TeleRAG: Optimizing Retrieval for Retrieval-Augmented Generation

Kashyap, Madhav

TeleRAG: Optimizing Retrieval for Retrieval-Augmented Generation

Files

Kashyap_washington_0250O_29089.pdf (1.46 MB)

Date

2026-02-05

Authors

Kashyap, Madhav

Abstract

Retrieval-augmented generation (RAG) has become essential for grounding large language models with external datastores to enhance factual correctness and domain coverage. But deployment presents a critical challenge: large language models and vector datastores compete for limited GPU memory, often forcing datastores to the CPU and leading to slow CPU-based retrieval latency. This thesis introduces TeleRAG, a system that resolves this bottleneck through lookahead retrieval, a technique that predicts and prefetches likely-needed vector search data concurrently with large language model inference.
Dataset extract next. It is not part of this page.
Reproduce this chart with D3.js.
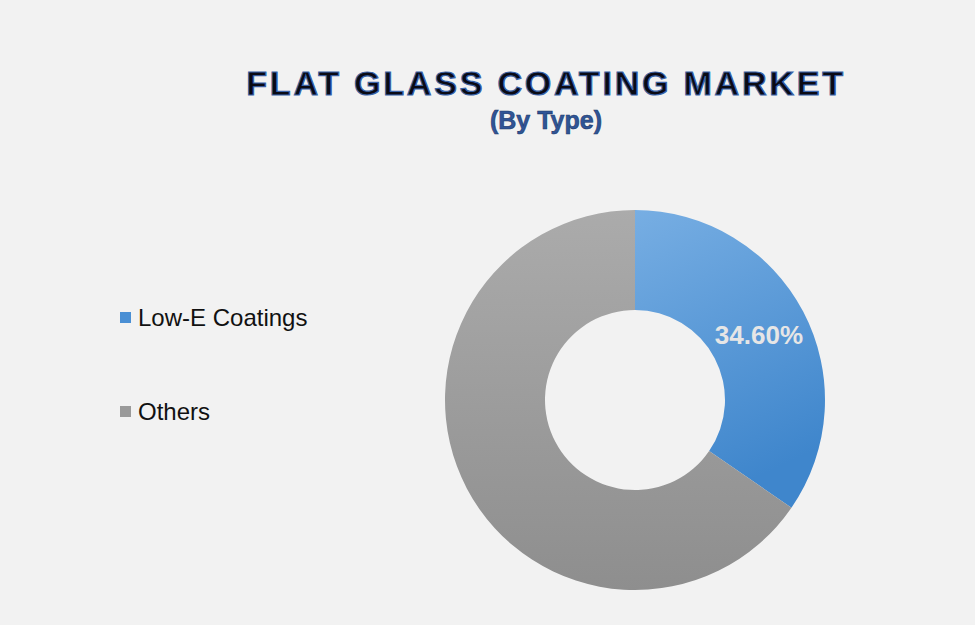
<!DOCTYPE html>
<html><head><meta charset="utf-8">
<script src="https://cdn.jsdelivr.net/npm/d3@7"></script>
<style>body{margin:0;background:#f2f2f2}</style></head>
<body><svg id="c" width="975" height="625"></svg>
<script>
const categories = ["Low-E Coatings", "Others"];
const values = [34.6, 65.4];
const labels = ["34.60%", ""];
const svg = d3.select("#c");
svg.append("rect").attr("width",975).attr("height",625).attr("fill","#f2f2f2");
const defs = svg.append("defs");
const g1 = defs.append("linearGradient").attr("id","gb").attr("x1","0").attr("y1","0").attr("x2","0.3").attr("y2","1");
g1.append("stop").attr("offset","0").attr("stop-color","#77aee3");
g1.append("stop").attr("offset","1").attr("stop-color","#3f86cc");
const g2 = defs.append("linearGradient").attr("id","gg").attr("x1","0").attr("y1","0").attr("x2","0").attr("y2","1");
g2.append("stop").attr("offset","0").attr("stop-color","#ababab");
g2.append("stop").attr("offset","1").attr("stop-color","#8e8e8e");
const fills = ["url(#gb)","url(#gg)"];
const legendColors = ["#4a8fd4","#9a9a9a"];
svg.append("text").attr("x",546).attr("y",95).attr("text-anchor","middle")
  .attr("font-family","Liberation Sans, Arial").attr("font-weight","bold").attr("font-size",34)
  .attr("letter-spacing",2.8).attr("fill","#0a0a14").attr("stroke","#3a63a8").attr("stroke-width",1.2)
  .text("FLAT GLASS COATING MARKET");
svg.append("text").attr("x",546).attr("y",129).attr("text-anchor","middle")
  .attr("font-family","Liberation Sans, Arial").attr("font-weight","bold").attr("font-size",25)
  .attr("fill","#2f5597").attr("stroke","#1f3a6b").attr("stroke-width",0.6)
  .text("(By Type)");
const cx=635, cy=400;
const pie = d3.pie().sort(null).value(d=>d)(values);
const arc = d3.arc().innerRadius(90).outerRadius(190);
const gp = svg.append("g").attr("transform",`translate(${cx},${cy})`);
gp.selectAll("path").data(pie).join("path").attr("d",arc).attr("fill",(d,i)=>fills[i]);
const la = d3.arc().innerRadius(140).outerRadius(140);
gp.selectAll("text").data(pie).join("text")
  .attr("transform",d=>{const c=la.centroid(d);return `translate(${c[0]},${c[1]})`;})
  .attr("text-anchor","middle").attr("dy","0.35em")
  .attr("font-family","Liberation Sans, Arial").attr("font-weight","bold").attr("font-size",26)
  .attr("fill","#e6e6e6").text((d,i)=>labels[i]);
const lg = svg.append("g");
categories.forEach((c,i)=>{
  const y = 318 + i*94;
  lg.append("rect").attr("x",120).attr("y",y-6).attr("width",11).attr("height",11).attr("fill",legendColors[i]);
  lg.append("text").attr("x",138).attr("y",y).attr("dy","0.35em")
    .attr("font-family","Liberation Sans, Arial").attr("font-size",24).attr("fill","#111").text(c);
});
</script></body></html>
We discover that queries at different RAG pipeline stages exhibit semantic overlap, enabling effective predictive prefetching. TeleRAG combines lookahead retrieval with profile-guided prefetching optimization and GPU-CPU cooperative search. Evaluation across six RAG pipelines demonstrates 1.53× average latency reduction on consumer GPUs and 1.83× throughput improvement in batched-query scenarios. Crucially, TeleRAG remains framework and algorithm agnostic, enabling immediate deployment in existing production systems. By bridging CPU and GPU retrieval, TeleRAG enables efficient RAG deployment for both latency-sensitive and high-throughput applications, advancing retrieval-augmented across diverse environments.